» Problem description: Find the lines containing the word "that" and copy every one of them.

» Recorded information:
+--

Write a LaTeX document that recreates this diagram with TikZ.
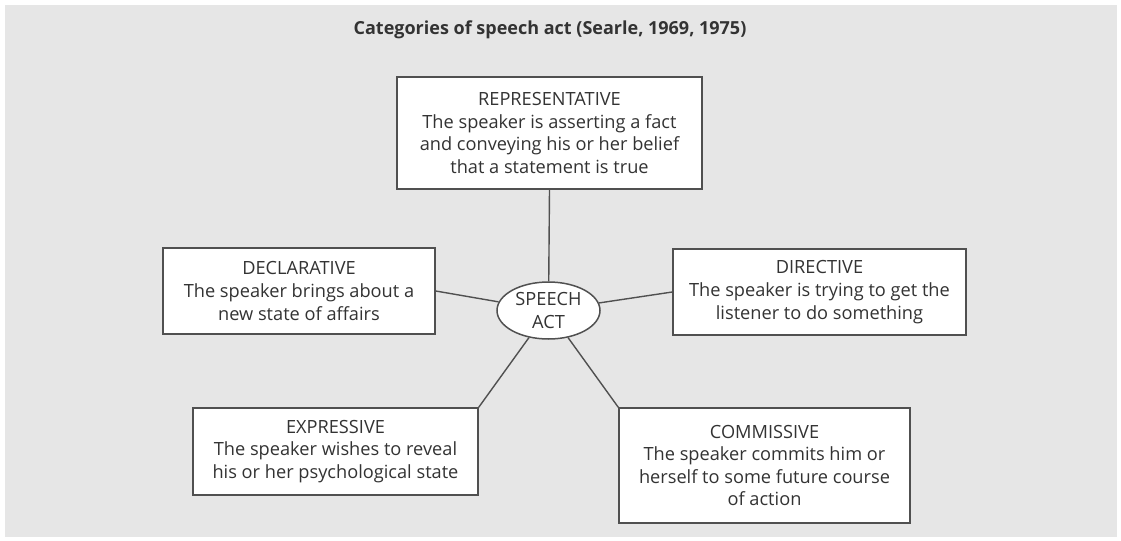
\documentclass[tikz,border=0pt]{standalone}
\usepackage{fontspec}
\setmainfont{Open Sans}
\usetikzlibrary{shapes.geometric}
\definecolor{bg}{HTML}{E6E6E6}
\definecolor{ink}{HTML}{333333}
\definecolor{edge}{HTML}{505050}
\tikzset{
  catbox/.style={draw=edge, line width=0.75pt, fill=white, text=ink, align=center,
    inner sep=0pt, font=\fontsize{9.1}{11.3}\selectfont},
  link/.style={draw=edge, line width=0.7pt},
}
\begin{document}
\begin{tikzpicture}[x=0.5pt,y=-0.5pt]
\useasboundingbox (0,0) rectangle (1121,541);
\fill[white] (0,0) rectangle (1121,541);
\fill[bg] (5,5) rectangle (1117,537);
\node[text=ink, font=\bfseries\fontsize{9}{10}\selectfont] (title) at (550,30) {Categories of speech act (Searle, 1969, 1975)};
\node[catbox, minimum width=152.5pt, minimum height=56pt] (rep) at (549.5,133)
  {REPRESENTATIVE\\The speaker is asserting a fact\\and conveying his or her belief\\that a statement is true};
\node[catbox, minimum width=136pt, minimum height=43pt] (decl) at (299,291)
  {DECLARATIVE\\The speaker brings about a\\new state of affairs};
\node[catbox, minimum width=146.5pt, minimum height=43pt] (dir) at (819.5,292)
  {DIRECTIVE\\The speaker is trying to get the\\listener to do something};
\node[catbox, minimum width=142.5pt, minimum height=43.5pt] (expr) at (335.5,451.5)
  {EXPRESSIVE\\The speaker wishes to reveal\\his or her psychological state};
\node[catbox, minimum width=145.5pt, minimum height=57.5pt] (comm) at (764.5,465.5)
  {COMMISSIVE\\The speaker commits him or\\herself to some future course\\of action};
\node[ellipse, draw=edge, line width=0.75pt, fill=white, text=ink, align=center,
  inner sep=0pt, minimum width=51.5pt, minimum height=28.5pt,
  font=\fontsize{9.1}{11.3}\selectfont] (sa) at (548.5,310.5) {SPEECH\\ACT};
\draw[link] (rep.south) -- (sa);
\draw[link] (decl.east) -- (sa);
\draw[link] (dir.west) -- (sa);
\draw[link] (expr.north east) -- (sa);
\draw[link] (comm.north west) -- (sa);
\end{tikzpicture}
\end{document}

+--

» Correct response:
Write a LaTeX document that recreates this diagram with TikZ.
  {REPRESENTATIVE\\The speaker is asserting a fact\\and conveying his or her belief\\that a statement is true};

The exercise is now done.